We had been invited by Debbie Allen of Highgrove Design, another subscriber winner who has been in business for 10 years and now working with her team in retail park premises at the back of a furniture shop. Debbie works seven days a week and typically 10 hours day which is really evident in the amount of work she and her girls produce each week. She works exclusively for the trade and interior designers. It was a thrill for me to visit her workroom and to see her set up.
On the Monday and Tuesday I went to a brilliant course called Pricing Without Emotion led by the lovely Michelle Williams of The Scarlet Thread. Pricing can be really difficult for curtain makers. We know how to sew and create beautiful things but putting a price list together, pricing something you’ve never made before and making sure you don’t sell yourself short are all business skills that don’t come naturally to us.
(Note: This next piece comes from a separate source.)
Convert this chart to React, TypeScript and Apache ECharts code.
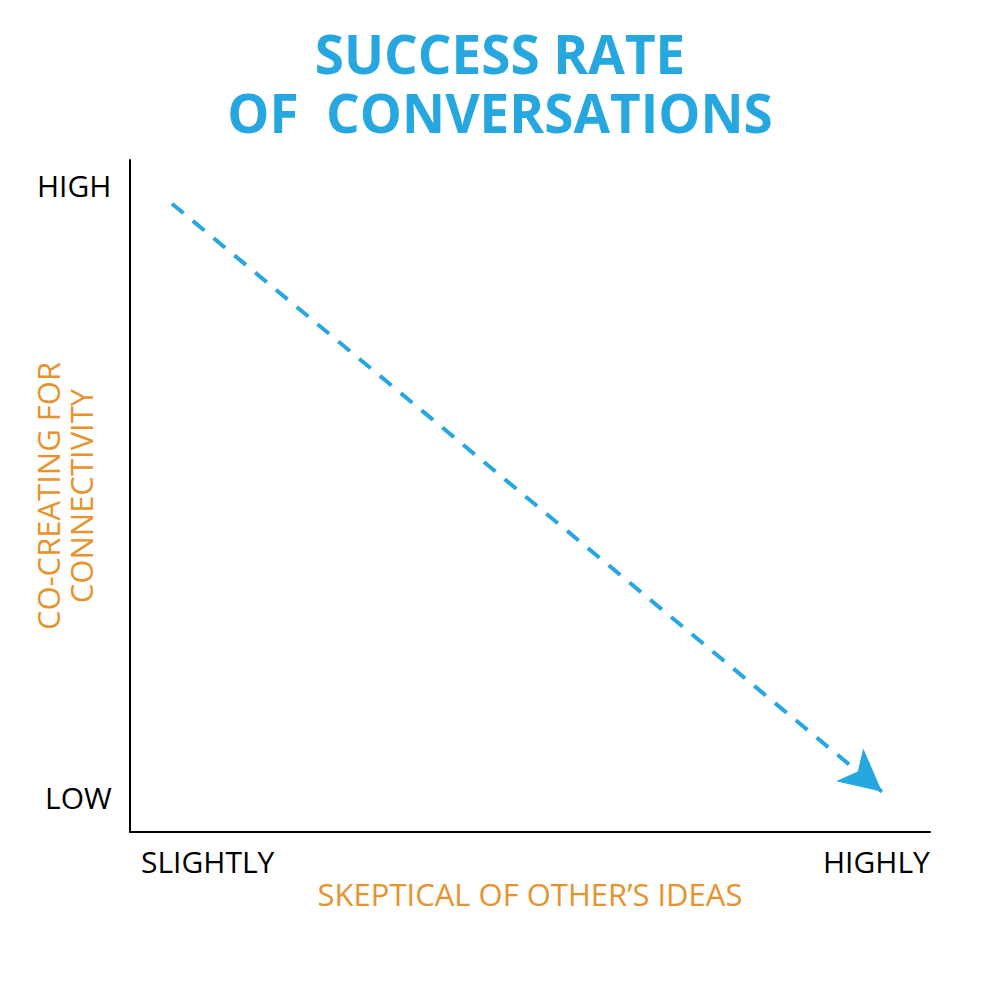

I really learned a lot from this course and will be approaching things with a whole new attitude from now on.
On the Monday evening I was invited out to dinner by Jeff Denny, the COO of Rowley Company, who took me and two of his colleagues to a wonderful Chinese restaurant. Rowley Company are a brilliant company providing a really wide range of supplies to the trade and we had a fascinating evening discussing the differences between the American and UK markets.
I had a great trip and can’t wait to go back. It was wonderful to be in a space completely dedicated to learning about soft furnishings with really knowledgeable tutors. If only we had a CHF Academy in the UK. I met so many really nice people and I was delighted by how many of them knew about Denton Drapes and by their very kind words about with my blog, website, facebook and twitter activities.
Many thanks to the excellent CHF tutors Michelle Williams, Sarah O’Neil, Cheri Mulhare, Donna Cash, Jeanelle Dech; To my fellow weekenders Kelly Mueller, Ann Moore-Spencer, Susan Ackerman, Sydney Schwartz-Hardiman, Nancy Baldwin Letts, Lorraine Bernstein, Leisha Schutt, Susan Schein, Sharen Charloff and Beuancha Jeffries; to Susan Woodcock, Laurie Medford, Jeff Denny, from Rowley Company; and to everyone whose name have slipped my mind this afternoon.